This paper belongs to a recent spate of papers (see, for example, [Linear Algebra Appl.431, No.5–7, 833–842 (2009; Zbl 1183.47031); ibid., 974–984 (2009; Zbl 1183.15017)] in the same issue as the paper being reviewed, and references therein). The common thread of these papers is to characterize maps on Hilbert space satisfying a certain property (preservers), without assuming linearity.

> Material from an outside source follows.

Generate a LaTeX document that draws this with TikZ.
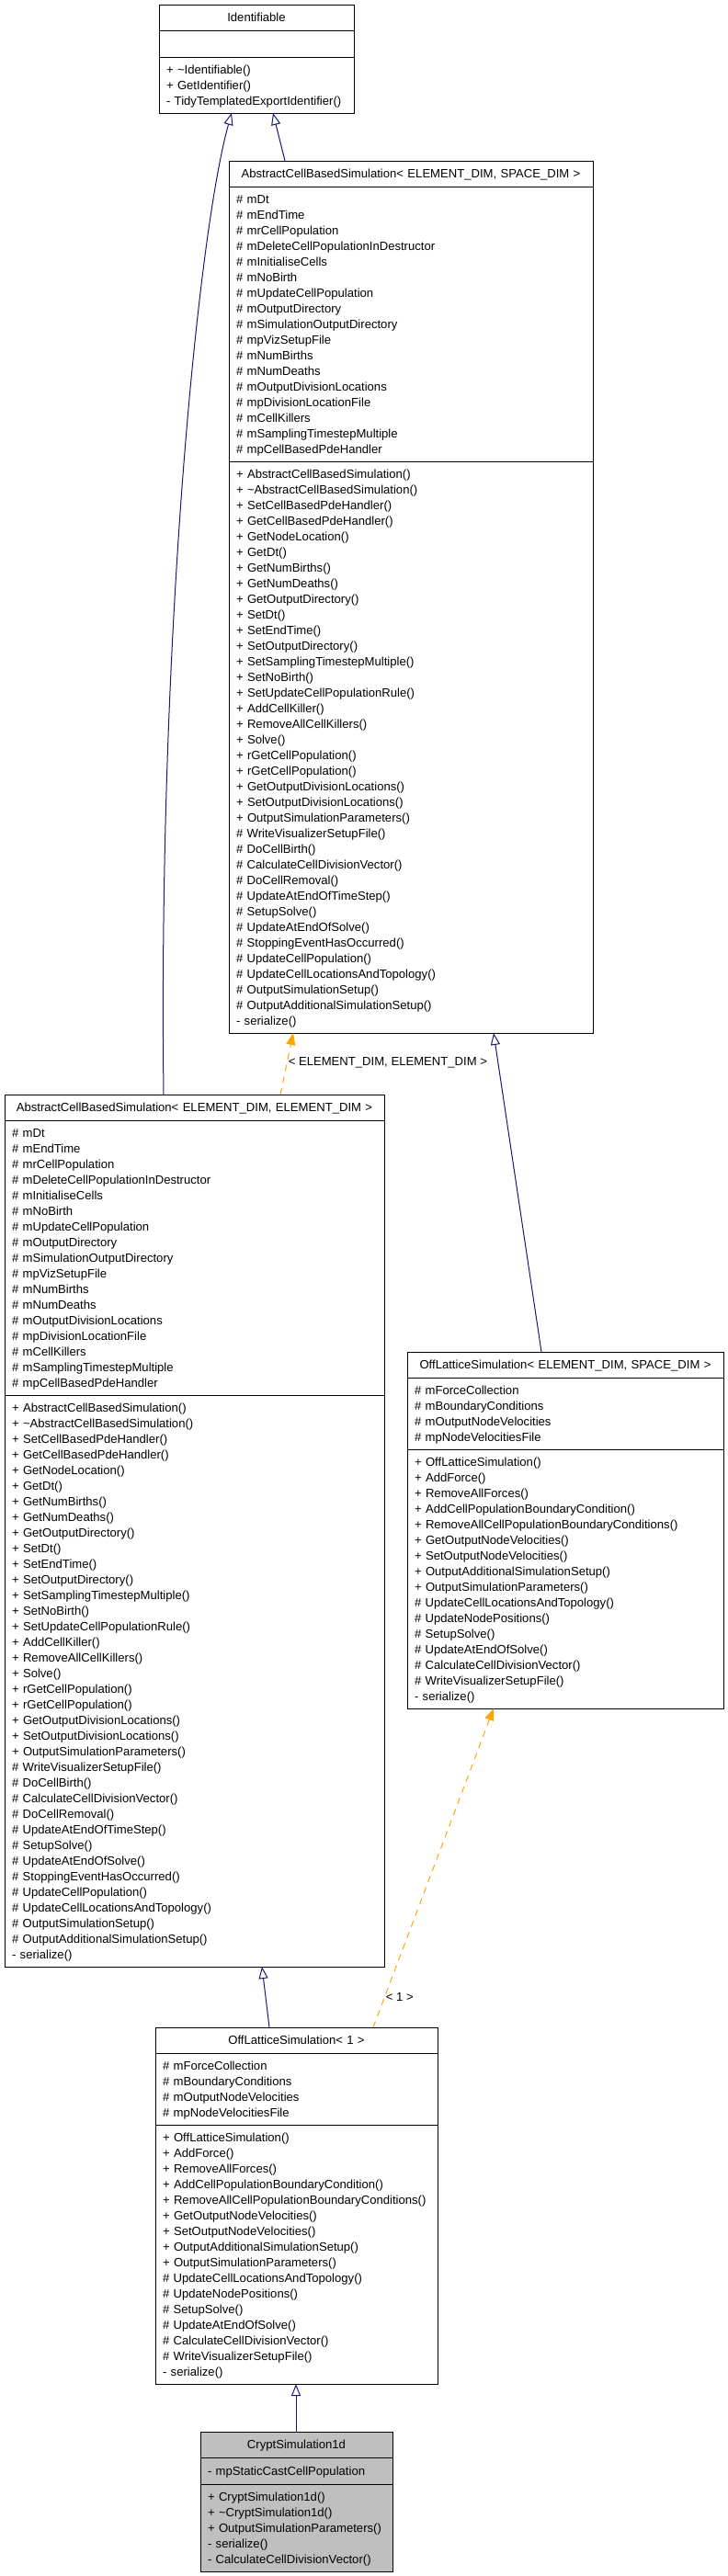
\documentclass[tikz,border=0pt]{standalone}
\usepackage{fontspec}
\setmainfont{Liberation Sans}
\usetikzlibrary{positioning,arrows.meta}
\definecolor{edgeblue}{RGB}{25, 25, 112}
\definecolor{edgeorange}{RGB}{255, 165, 0}
\definecolor{cellgray}{RGB}{191, 191, 191}
\hyphenpenalty=10000
\exhyphenpenalty=10000

\newcommand{\umlstrut}{\rule[-3.8pt]{0pt}{17pt}}
\newcommand{\acbsattrs}{\# mDt\\ \# mEndTime\\ \# mrCellPopulation\\ \# mDeleteCellPopulationInDestructor\\ \# mInitialiseCells\\ \# mNoBirth\\ \# mUpdateCellPopulation\\ \# mOutputDirectory\\ \# mSimulationOutputDirectory\\ \# mpVizSetupFile\\ \# mNumBirths\\ \# mNumDeaths\\ \# mOutputDivisionLocations\\ \# mpDivisionLocationFile\\ \# mCellKillers\\ \# mSamplingTimestepMultiple\\ \# mpCellBasedPdeHandler}
\newcommand{\acbsops}{+ AbstractCellBasedSimulation()\\ + \textasciitilde AbstractCellBasedSimulation()\\ + SetCellBasedPdeHandler()\\ + GetCellBasedPdeHandler()\\ + GetNodeLocation()\\ + GetDt()\\ + GetNumBirths()\\ + GetNumDeaths()\\ + GetOutputDirectory()\\ + SetDt()\\ + SetEndTime()\\ + SetOutputDirectory()\\ + SetSamplingTimestepMultiple()\\ + SetNoBirth()\\ + SetUpdateCellPopulationRule()\\ + AddCellKiller()\\ + RemoveAllCellKillers()\\ + Solve()\\ + rGetCellPopulation()\\ + rGetCellPopulation()\\ + GetOutputDivisionLocations()\\ + SetOutputDivisionLocations()\\ + OutputSimulationParameters()\\ \# WriteVisualizerSetupFile()\\ \# DoCellBirth()\\ \# CalculateCellDivisionVector()\\ \# DoCellRemoval()\\ \# UpdateAtEndOfTimeStep()\\ \# SetupSolve()\\ \# UpdateAtEndOfSolve()\\ \# StoppingEventHasOccurred()\\ \# UpdateCellPopulation()\\ \# UpdateCellLocationsAndTopology()\\ \# OutputSimulationSetup()\\ \# OutputAdditionalSimulationSetup()\\ - serialize()}
\newcommand{\olsattrs}{\# mForceCollection\\ \# mBoundaryConditions\\ \# mOutputNodeVelocities\\ \# mpNodeVelocitiesFile}
\newcommand{\olsops}{+ OffLatticeSimulation()\\ + AddForce()\\ + RemoveAllForces()\\ + AddCellPopulationBoundaryCondition()\\ + RemoveAllCellPopulationBoundaryConditions()\\ + GetOutputNodeVelocities()\\ + SetOutputNodeVelocities()\\ + OutputAdditionalSimulationSetup()\\ + OutputSimulationParameters()\\ \# UpdateCellLocationsAndTopology()\\ \# UpdateNodePositions()\\ \# SetupSolve()\\ \# UpdateAtEndOfSolve()\\ \# CalculateCellDivisionVector()\\ \# WriteVisualizerSetupFile()\\ - serialize()}

\begin{document}
\begin{tikzpicture}[
    x=1pt, y=-1pt,
    cell/.style={
        draw,
        line width=1pt,
        fill=white,
        font=\fontsize{13.1}{17}\selectfont,
        inner xsep=8pt,
        outer sep=0pt,
        node distance=0pt,
        text width=#1,
        execute at begin node=\umlstrut,
        execute at end node=\umlstrut
    },
    namecell/.style={cell=#1, align=center, inner ysep=5.5pt, minimum height=28pt},
    membercell/.style={cell=#1, align=left, inner ysep=5pt},
    graycell/.style={fill=cellgray},
    inherit/.style={draw=edgeblue, line width=1pt, -{Triangle[open, length=13pt, width=10pt]}},
    template/.style={draw=edgeorange, line width=1pt, dash pattern=on 7pt off 6pt, -{Triangle[length=13pt, width=10pt]}},
    tlabel/.style={font=\fontsize{13.1}{17}\selectfont, inner sep=1pt}
]
\useasboundingbox (0,0) rectangle (792,2803);

% Identifiable
\node[namecell=196pt, anchor=north west] (ident) at (173,5) {Identifiable};
\node[membercell=196pt, below=of ident, minimum height=29pt] (identattr) {};
\node[membercell=196pt, below=of identattr] (identops) {+ \textasciitilde Identifiable()\\ + GetIdentifier()\\ - TidyTemplatedExportIdentifier()};

% AbstractCellBasedSimulation< ELEMENT_DIM, SPACE_DIM >
\node[namecell=380pt, anchor=north west] (acbs) at (249,175) {AbstractCellBasedSimulation< ELEMENT\_DIM, SPACE\_DIM >};
\node[membercell=380pt, below=of acbs] (acbsattr) {\acbsattrs};
\node[membercell=380pt, below=of acbsattr] (acbsops) {\acbsops};

% AbstractCellBasedSimulation< ELEMENT_DIM, ELEMENT_DIM >
\node[namecell=397pt, anchor=north west] (acbsee) at (5,1191) {AbstractCellBasedSimulation< ELEMENT\_DIM, ELEMENT\_DIM >};
\node[membercell=397pt, below=of acbsee] (acbseeattr) {\acbsattrs};
\node[membercell=397pt, below=of acbseeattr] (acbseeops) {\acbsops};

% OffLatticeSimulation< ELEMENT_DIM, SPACE_DIM >
\node[namecell=328pt, anchor=north west] (ols) at (443,1471) {OffLatticeSimulation< ELEMENT\_DIM, SPACE\_DIM >};
\node[membercell=328pt, below=of ols] (olsattr) {\olsattrs};
\node[membercell=328pt, below=of olsattr] (olsops) {\olsops};

% OffLatticeSimulation< 1 >
\node[namecell=291pt, anchor=north west] (olsone) at (169,2206) {OffLatticeSimulation< 1 >};
\node[membercell=291pt, below=of olsone] (olsoneattr) {\olsattrs};
\node[membercell=291pt, below=of olsoneattr] (olsoneops) {\olsops};

% CryptSimulation1d
\node[namecell=193pt, graycell, anchor=north west] (crypt) at (218,2646) {CryptSimulation1d};
\node[membercell=193pt, graycell, below=of crypt, minimum height=29pt] (cryptattr) {- mpStaticCastCellPopulation};
\node[membercell=193pt, graycell, below=of cryptattr] (cryptops) {+ CryptSimulation1d()\\ + \textasciitilde CryptSimulation1d()\\ + OutputSimulationParameters()\\ - serialize()\\ - CalculateCellDivisionVector()};

% edges
\draw[inherit] ([xshift=61pt]acbs.north west) -- ([xshift=124pt]identops.south west);
\draw[inherit] ([xshift=173pt]acbsee.north west) .. controls +(-6,-490) and +(-37,132) .. ([xshift=79pt]identops.south west);
\draw[template] ([xshift=300pt]acbsee.north west) -- node[pos=0.52, anchor=west, tlabel] {< ELEMENT\_DIM, ELEMENT\_DIM >} ([xshift=70pt]acbsops.south west);
\draw[inherit] ([xshift=146pt]ols.north west) -- ([xshift=288pt]acbsops.south west);
\draw[inherit] ([xshift=124pt]olsone.north west) -- ([xshift=280pt]acbseeops.south west);
\draw[template] ([xshift=237pt]olsone.north west) -- node[pos=0.095, anchor=west, tlabel] {< 1 >} ([xshift=94pt]olsops.south west);
\draw[inherit] ([xshift=104pt]crypt.north west) -- ([xshift=153pt]olsoneops.south west);

\end{tikzpicture}
\end{document}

For instance, in the paper under review, the following is proven:
Given an infinite-dimensional Hilbert space \({\mathcal H}\), let \(\Gamma=\{A\in{\mathcal B}({\mathcal H}): A^2= \text{id}_{\mathcal H}\}\), and let \(\varphi:{\mathcal B}({\mathcal H})\to{\mathcal B}({\mathcal H})\), such that
\[ A-\lambda B\in\Gamma\iff \varphi(A)-\lambda\varphi(B)\in\Gamma\text{ for all }A,B\in{\mathcal B}({\mathcal H}), \quad \lambda\in\mathbb C. \]
Then either:
(i)
\(\varphi(A)=\pm TAT^{-1}\), with \(T\in\text{GL}({\mathcal H})\), or
(ii)
\(\varphi(A)=\pm TA^*T^{-1}\), with \(T\) invertible and conjugate linear.

MSC:

47B49 Transformers, preservers (linear operators on spaces of linear operators)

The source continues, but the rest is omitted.